» **OBJECTIVE**:
Filter the entries below, keeping every line that has the word "Output".
>> Start EXERCISE INPUT
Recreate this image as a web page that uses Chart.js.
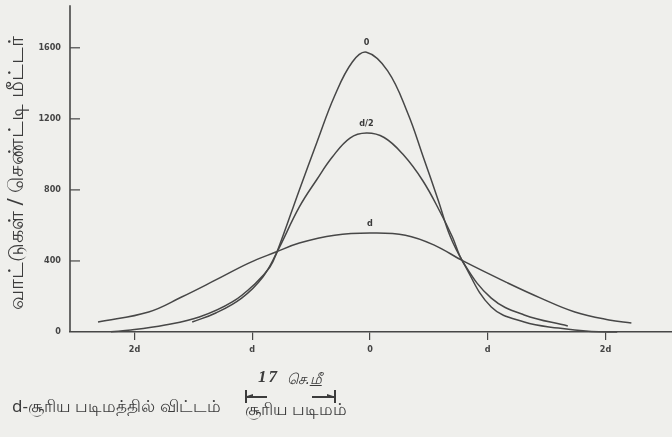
<!DOCTYPE html>
<html>
<head>
<meta charset="utf-8">
<script src="https://cdn.jsdelivr.net/npm/chart.js@4.4.1/dist/chart.umd.min.js"></script>
<style>
  html, body { margin:0; padding:0; background:#efefec; }
  #wrap { position:relative; width:672px; height:437px; overflow:hidden; }
  canvas { position:absolute; left:0; top:0; }
  .t { position:absolute; color:#3c3c3c; white-space:nowrap; font-family:"Noto Sans","DejaVu Sans",sans-serif; }
  .bar { position:absolute; background:#3c3c3c; }
  .ah { position:absolute; width:0; height:0; border-top:2.5px solid transparent; border-bottom:2.5px solid transparent; }
</style>
</head>
<body>
<div id="wrap">
  <canvas id="c" width="672" height="437"></canvas>
  <div class="t" style="left:12px; top:394px; font-size:17px;">d-சூரிய படிமத்தில் விட்டம்</div>
  <div class="t" style="left:258px; top:367px; font-size:17px; font-weight:bold; font-style:italic; font-family:'Liberation Serif',serif; letter-spacing:2px;">17</div>
  <div class="t" style="left:287px; top:368px; font-size:14.5px; font-style:italic;">செ.<span style="text-decoration:underline">மீ</span></div>
  <div class="bar" style="left:245px; top:390px; width:1.5px; height:13px;"></div>
  <div class="bar" style="left:246px; top:396px; width:21px; height:1.5px;"></div>
  <div class="ah" style="left:247px; top:394px; border-right:6px solid #3c3c3c;"></div>
  <div class="bar" style="left:312px; top:396px; width:22px; height:1.5px;"></div>
  <div class="ah" style="left:327px; top:394px; border-left:6px solid #3c3c3c;"></div>
  <div class="bar" style="left:334px; top:390px; width:1.5px; height:13px;"></div>
  <div class="t" style="left:245px; top:397px; font-size:16.5px;">சூரிய படிமம்</div>
</div>
<script>
// ---- data (x in units of d) ----
const xTickValues = [-2, -1, 0, 1, 2];
const xTickLabels = ['2d', 'd', '0', 'd', '2d'];
const yTickValues = [0, 400, 800, 1200, 1600];
const yAxisTop = 1840;   // value where the drawn y-axis line ends
const seriesLabels = ['0', 'd/2', 'd'];

const x0 = [-2.2, -2.03, -1.74, -1.45, -1.17, -0.97, -0.85, -0.79, -0.6, -0.45, -0.3, -0.15, -0.03, 0.15, 0.32, 0.45, 0.58, 0.68, 0.79, 1.03, 1.31, 1.6, 1.88, 2.1];
const y0 = [2, 11, 39, 84, 169, 276, 366, 450, 800, 1070, 1330, 1520, 1575, 1470, 1233, 990, 740, 540, 394, 141, 56, 22, 3, 0];

const xHalf = [-1.51, -1.31, -1.09, -0.91, -0.79, -0.6, -0.45, -0.32, -0.17, -0.03, 0.12, 0.28, 0.45, 0.6, 0.7, 0.79, 1.03, 1.31, 1.68];
const yHalf = [56, 107, 191, 310, 450, 704, 860, 985, 1092, 1120, 1095, 1000, 850, 670, 535, 394, 191, 96, 34];

const xD = [-2.31, -1.88, -1.6, -1.31, -1.03, -0.8, -0.6, -0.3, 0.0, 0.3, 0.55, 0.79, 1.17, 1.45, 1.74, 2.03, 2.22];
const yD = [56, 113, 197, 293, 388, 450, 501, 545, 557, 545, 488, 400, 276, 191, 113, 68, 51];

const ink = '#474747';
const pts = (xs, ys) => xs.map((x, i) => ({x: x, y: ys[i]}));

const bgPlugin = {
  id: 'bg',
  beforeDraw(chart) {
    const ctx = chart.ctx;
    ctx.save(); ctx.fillStyle = '#efefec';
    ctx.fillRect(0, 0, chart.width, chart.height); ctx.restore();
  }
};

const extras = {
  id: 'extras',
  afterDatasetsDraw(chart) {
    const ctx = chart.ctx;
    const ys = chart.scales.y;
    const xs = chart.scales.x;
    ctx.save();
    // y-axis line up to yAxisTop
    ctx.strokeStyle = ink; ctx.lineWidth = 1.6;
    ctx.beginPath(); ctx.moveTo(xs.left, ys.getPixelForValue(0)); ctx.lineTo(xs.left, ys.getPixelForValue(yAxisTop)); ctx.stroke();
    // inward y ticks
    ctx.lineWidth = 1.2;
    yTickValues.forEach(v => {
      if (v === 0) return;
      const py = ys.getPixelForValue(v);
      ctx.beginPath(); ctx.moveTo(xs.left, py); ctx.lineTo(xs.left + 10, py); ctx.stroke();
    });
    // curve labels
    ctx.fillStyle = '#3a3a3a';
    ctx.font = 'bold 9px "DejaVu Sans Condensed", "DejaVu Sans", sans-serif';
    ctx.textAlign = 'center'; ctx.textBaseline = 'bottom';
    chart.data.datasets.forEach(ds => {
      let best = ds.data[0];
      ds.data.forEach(p => { if (p.y > best.y) best = p; });
      ctx.fillText(ds.label, xs.getPixelForValue(best.x), ys.getPixelForValue(best.y) - 5);
    });
    ctx.restore();
  }
};

const lineStyle = { borderColor: ink, borderWidth: 1.5, pointRadius: 0, fill: false, tension: 0.4, clip: false };

new Chart(document.getElementById('c'), {
  type: 'line',
  data: {
    datasets: [
      Object.assign({ label: seriesLabels[0], data: pts(x0, y0) }, lineStyle),
      Object.assign({ label: seriesLabels[1], data: pts(xHalf, yHalf) }, lineStyle),
      Object.assign({ label: seriesLabels[2], data: pts(xD, yD) }, lineStyle)
    ]
  },
  options: {
    responsive: false,
    animation: false,
    layout: { padding: { top: 5, right: 0, left: 0, bottom: 0 } },
    plugins: { legend: { display: false }, tooltip: { enabled: false } },
    scales: {
      x: {
        type: 'linear', min: -2.548, max: 2.565,
        afterBuildTicks: s => { s.ticks = xTickValues.map(v => ({ value: v })); },
        afterFit: s => { s.height = 105; },
        grid: { display: true, drawOnChartArea: false, drawTicks: true, tickLength: 8, color: ink, lineWidth: 1.2 },
        border: { display: true, color: ink, width: 1.6 },
        ticks: {
          padding: 4, color: '#444',
          font: { family: '"DejaVu Sans Condensed", "DejaVu Sans", sans-serif', size: 9, weight: 'bold' },
          callback: (v) => { const i = xTickValues.indexOf(v); return i >= 0 ? xTickLabels[i] : ''; },
          maxRotation: 0, autoSkip: false
        }
      },
      y: {
        type: 'linear', min: 0, max: 1788,
        afterBuildTicks: s => { s.ticks = yTickValues.map(v => ({ value: v })); },
        afterFit: s => { s.width = 70; },
        grid: { display: false, drawTicks: false },
        border: { display: false },
        ticks: {
          padding: 9, color: '#444',
          font: { family: '"DejaVu Sans Condensed", "DejaVu Sans", sans-serif', size: 9, weight: 'bold' },
          callback: (v) => String(v)
        },
        title: {
          display: true,
          text: 'வாட்டுகள் / செண்ட்டி மீட்டர்',
          color: '#3c3c3c',
          font: { family: '"Noto Sans", "DejaVu Sans", sans-serif', size: 21 },
          padding: { top: 4, bottom: 0 }
        }
      }
    }
  },
  plugins: [bgPlugin, extras]
});
</script>
</body>
</html>
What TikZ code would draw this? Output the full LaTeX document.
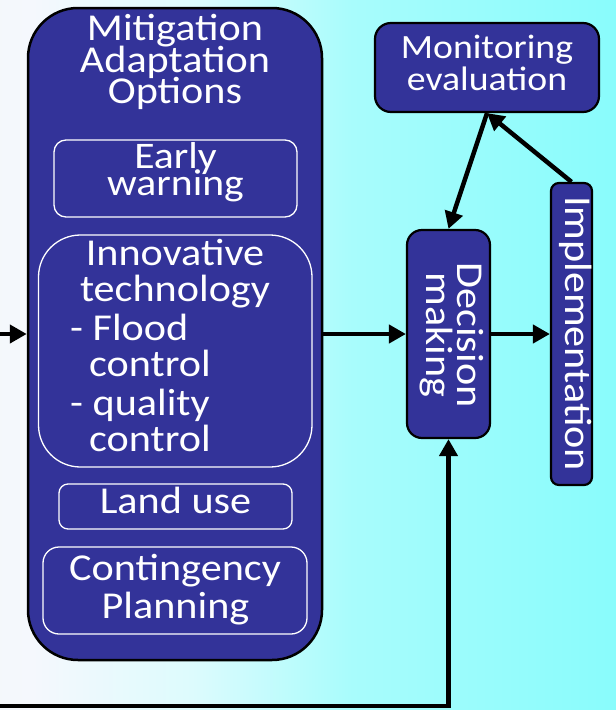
\documentclass[tikz,border=0pt]{standalone}
\usepackage{fontspec}
\setmainfont{Carlito}[FakeStretch=1.11]
\usetikzlibrary{arrows.meta}
\definecolor{boxblue}{HTML}{333399}
\definecolor{bgA}{HTML}{E8F9EC}
\definecolor{bgB}{HTML}{F5F8FD}
\definecolor{bgC}{HTML}{DDFBFD}
\definecolor{bgD}{HTML}{A8FCFC}
\definecolor{bgE}{HTML}{8CFCFC}
\definecolor{bgF}{HTML}{66FFFF}
\pgfdeclarehorizontalshading{bgshade}{100bp}{color(0bp)=(bgA); color(27.6bp)=(bgB); color(40.6bp)=(bgC); color(53.6bp)=(bgD); color(73bp)=(bgE); color(100bp)=(bgF)}
\begin{document}
\begin{tikzpicture}[x=1pt,y=-1pt,
  outerbox/.style={draw=black,line width=2.2pt,fill=boxblue,inner sep=0pt},
  innerbox/.style={draw=white,line width=1.3pt,fill=boxblue,inner sep=0pt},
  lbl/.style={text=white,inner sep=0pt,anchor=base,font=\fontsize{38}{38}\selectfont},
  conn/.style={draw=black,line width=4.5pt,line join=miter,-{Triangle[length=17pt,width=18pt]}}]
\useasboundingbox (0,0) rectangle (616,710);
\fill[shading=bgshade] (0,0) rectangle (616,710);

% main box
\node[outerbox,line width=2.5pt,rounded corners=50pt,minimum width=294pt,minimum height=652pt] (big) at (175,334) {};
\node[lbl] (tMit) at (175,40.5) {Mitigation};
\node[lbl] (tAda) at (175,72) {Adaptation};
\node[lbl] (tOpt) at (175,103.5) {Options};

\node[innerbox,rounded corners=12pt,minimum width=243pt,minimum height=77pt] (early) at (175.5,178.5) {};
\node[lbl,font=\fontsize{37.5}{38}\selectfont] (tEar) at (175.5,168) {Early};
\node[lbl,font=\fontsize{37.5}{38}\selectfont] (tWar) at (175.5,195) {warning};

\node[innerbox,rounded corners=42pt,minimum width=273.5pt,minimum height=232pt] (innov) at (175.25,351) {};
\node[lbl] (tInn) at (175,265) {Innovative};
\node[lbl] (tTec) at (175,301.5) {technology};
\node[lbl,anchor=base west] (tFlo) at (70,340) {- Flood};
\node[lbl,anchor=base west] (tCo1) at (89,376.5) {control};
\node[lbl,anchor=base west] (tQua) at (70,415) {- quality};
\node[lbl,anchor=base west] (tCo2) at (89,451.5) {control};

\node[innerbox,rounded corners=9pt,minimum width=233pt,minimum height=45pt] (land) at (175.5,506.5) {};
\node[lbl] (tLan) at (175.5,513) {Land use};

\node[innerbox,rounded corners=16pt,minimum width=264pt,minimum height=87pt] (cont) at (175,590.5) {};
\node[lbl] (tCon) at (175,580) {Contingency};
\node[lbl] (tPla) at (175.5,618) {Planning};

% right side
\node[outerbox,rounded corners=16pt,minimum width=224pt,minimum height=89pt] (mon) at (487,67.5) {};
\node[lbl,font=\fontsize{34}{34}\selectfont] (tMon) at (487,58) {Monitoring};
\node[lbl,font=\fontsize{34}{34}\selectfont] (tEva) at (487,90) {evaluation};

\node[outerbox,rounded corners=15pt,minimum width=83pt,minimum height=208pt] (dec) at (448.5,334) {};
\node[lbl,rotate=-90] (tDec) at (457,335) {Decision};
\node[lbl,rotate=-90] (tMak) at (426,335) {making};

\node[outerbox,rounded corners=8pt,minimum width=41pt,minimum height=302pt] (imp) at (571.5,334) {};
\node[lbl,rotate=-90] (tImp) at (565,333.5) {Implementation};

% connectors
\coordinate (lin) at (0,334);
\coordinate (bl) at (-5,706);
\coordinate (bc) at (448.5,706);
\draw[conn] (lin) -- (big.west);
\draw[conn] (big.east) -- (dec.west);
\draw[conn] (dec.east) -- (imp.west);
\draw[conn] (imp.north) -- (mon.south);
\draw[conn] (mon.south) -- (dec.north);
\draw[conn] (bl) -- (bc) -- (dec.south);
\end{tikzpicture}
\end{document}
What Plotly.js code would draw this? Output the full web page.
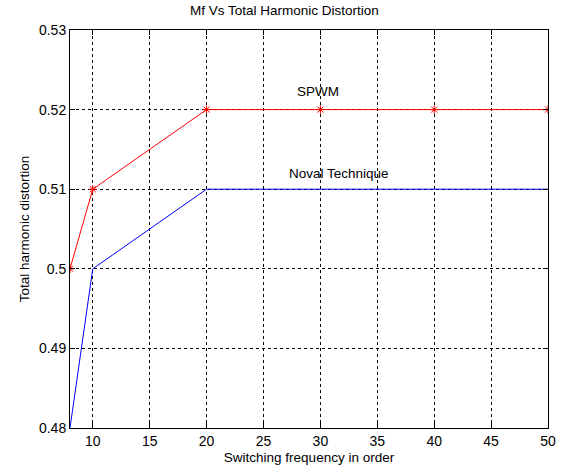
<!DOCTYPE html>
<html><head><meta charset="utf-8">
<script src="https://cdn.plot.ly/plotly-3.0.1.min.js"></script>
<style>html,body{margin:0;padding:0;background:#fff;}#chart{width:563px;height:471px;}</style>
</head><body><div id="chart"></div>
<script>
const mf = [8, 10, 20, 30, 40, 50];
const spwm = [0.50, 0.51, 0.52, 0.52, 0.52, 0.52];
const noval = [0.48, 0.50, 0.51, 0.51, 0.51, 0.51];
const xTicks = [10, 15, 20, 25, 30, 35, 40, 45, 50];
const yTicks = [0.48, 0.49, 0.50, 0.51, 0.52, 0.53];
const yTickText = ['0.48', '0.49', '0.5', '0.51', '0.52', '0.53'];

const font = 'Arial, "Liberation Sans", sans-serif';
const axisCommon = {
  showline: true, linecolor: '#000', linewidth: 1, mirror: 'ticks',
  ticks: 'inside', ticklen: 5, tickcolor: '#000',
  showgrid: true, gridcolor: '#000', griddash: '3px,3px', gridwidth: 1,
  zeroline: false, tickfont: {family: font, size: 14, color: '#000'}
};
const traces = [
  {x: mf, y: spwm, type: 'scatter', mode: 'lines+markers', name: 'SPWM',
   line: {color: '#ff0000', width: 1}, marker: {symbol: 'asterisk-open', size: 7, color: '#ff0000', line: {color: '#ff0000', width: 1}}},
  {x: mf, y: noval, type: 'scatter', mode: 'lines', name: 'Noval Technique',
   line: {color: '#0000ff', width: 1}}
];
const layout = {
  width: 563, height: 471,
  margin: {l: 70, r: 15, t: 30, b: 43},
  paper_bgcolor: '#fff', plot_bgcolor: '#fff',
  showlegend: false,
  title: {text: 'Mf Vs Total Harmonic Distortion', font: {family: font, size: 13.5, color: '#000'}, x: 0.505, xanchor: 'center', y: 0.988, yanchor: 'top'},
  xaxis: Object.assign({}, axisCommon, {range: [8, 50], tickvals: xTicks,
    title: {text: 'Switching frequency in order', font: {family: font, size: 13.5, color: '#000'}, standoff: 4}}),
  yaxis: Object.assign({}, axisCommon, {range: [0.48, 0.53], tickvals: yTicks, ticktext: yTickText,
    title: {text: 'Total harmonic distortion', font: {family: font, size: 13.5, color: '#000'}, standoff: 6}}),
  annotations: [
    {x: 29.8, y: 0.5223, text: 'SPWM', showarrow: false, font: {family: font, size: 13.5, color: '#000'}},
    {x: 31.6, y: 0.5120, text: 'Noval Technique', showarrow: false, font: {family: font, size: 13.5, color: '#000'}}
  ]
};
Plotly.newPlot('chart', traces, layout, {displayModeBar: false, staticPlot: true});
</script></body></html>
>> End EXERCISE INPUT
» **ANSWER BELOW**:
What TikZ code would draw this? Output the full LaTeX document.
What Plotly.js code would draw this? Output the full web page.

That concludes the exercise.